First, be sure you know what your business goals are. Create an audacious plan, then work in reverse, narrowing it down to smaller, more manageable parts, by quarter than by month. When your long- and near-term plans are clearly defined, then you are ready to bring together the people who can help you achieve them.
Create a plan or map of goals and priorities and save them to a shared drive. Everyone – legal, business development, sales, tech, editorial – needs access and team members should be able to reference them wherever, whenever. If you make significant changes, be sure to alert everyone. By acting in a logical way that is thoughtful and considerate, it sets an example and expectation.
The values and culture
Transparency and accountability to each other are two essential components of high-functioning teams. When you have talented people, there is an opportunity for each to learn from the other, thereby increasing the skills of individual members through association. Set a tone of respect for each other’s capabilities, or even designated “champs.” My team has an ESG (Environmental/Social/Governance) champion who is a great resource to myself and others. Be accountable to deadlines and meetings. Maybe even try to consider what each person’s job is like. Being able to look at the world through another’s eyes – even for a short time – will increase your business acumen as well as your empathy.

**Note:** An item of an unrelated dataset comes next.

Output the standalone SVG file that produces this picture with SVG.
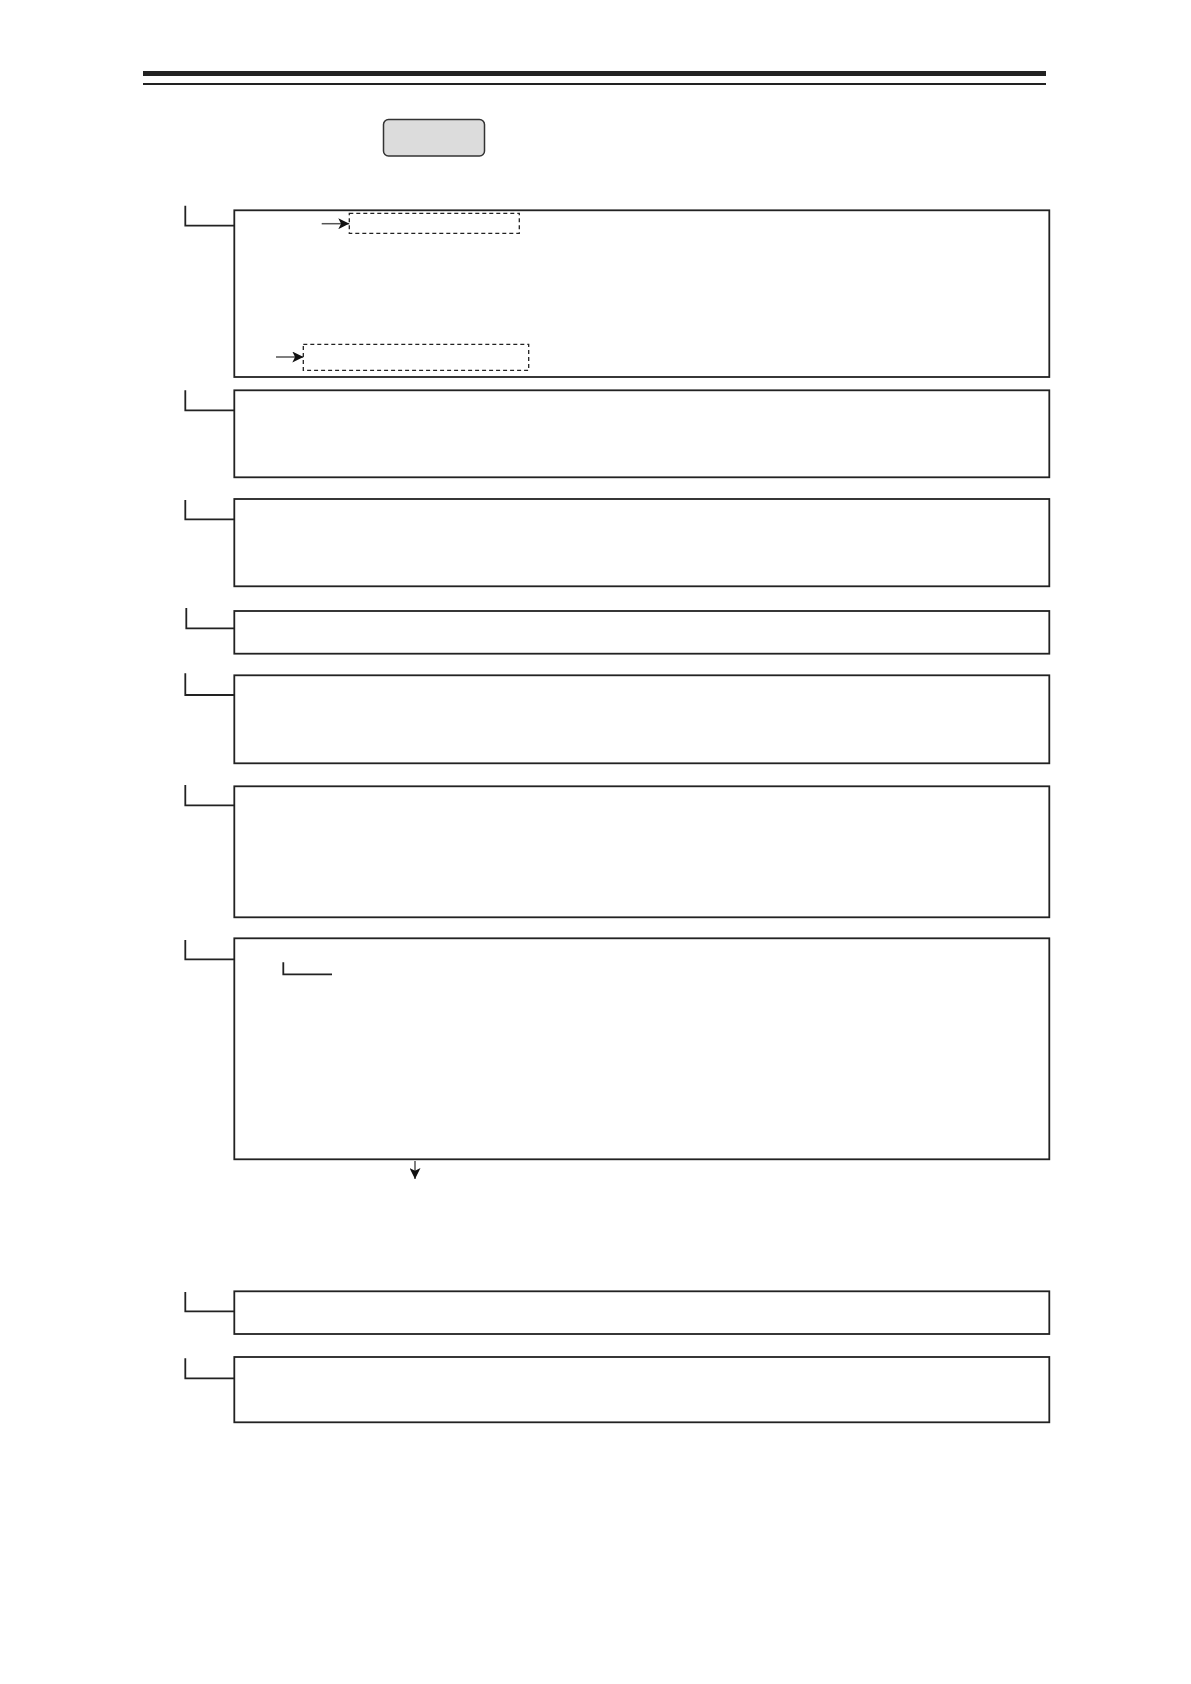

It’s important to develop a communication strategy. I know some technically minded people who struggle to hold themselves accountable to meetings with their staff, even monthly. But being a clear and reliable communicator is one of the best investments you can make in the stability of your team. When the team knows what to expect from you, you can learn what to expect from them, thereby building trust. Regular meetings – whether video, F2F, or phone – accomplish many things. First, they help create routine amidst early-stage chaos. Second, they help create connections when people may be spread around the country or the world. And third, they are an opportunity to build goodwill together. In these times when shared offices are less common, it is critical to find a way to stay connected beyond impersonal email.
My focus as a business owner is on my people first. I know that if I take care and focus on my team foremost, then there will be a ripple effect. By developing a culture of consideration amongst each other, it will extend naturally toward our customers and clients.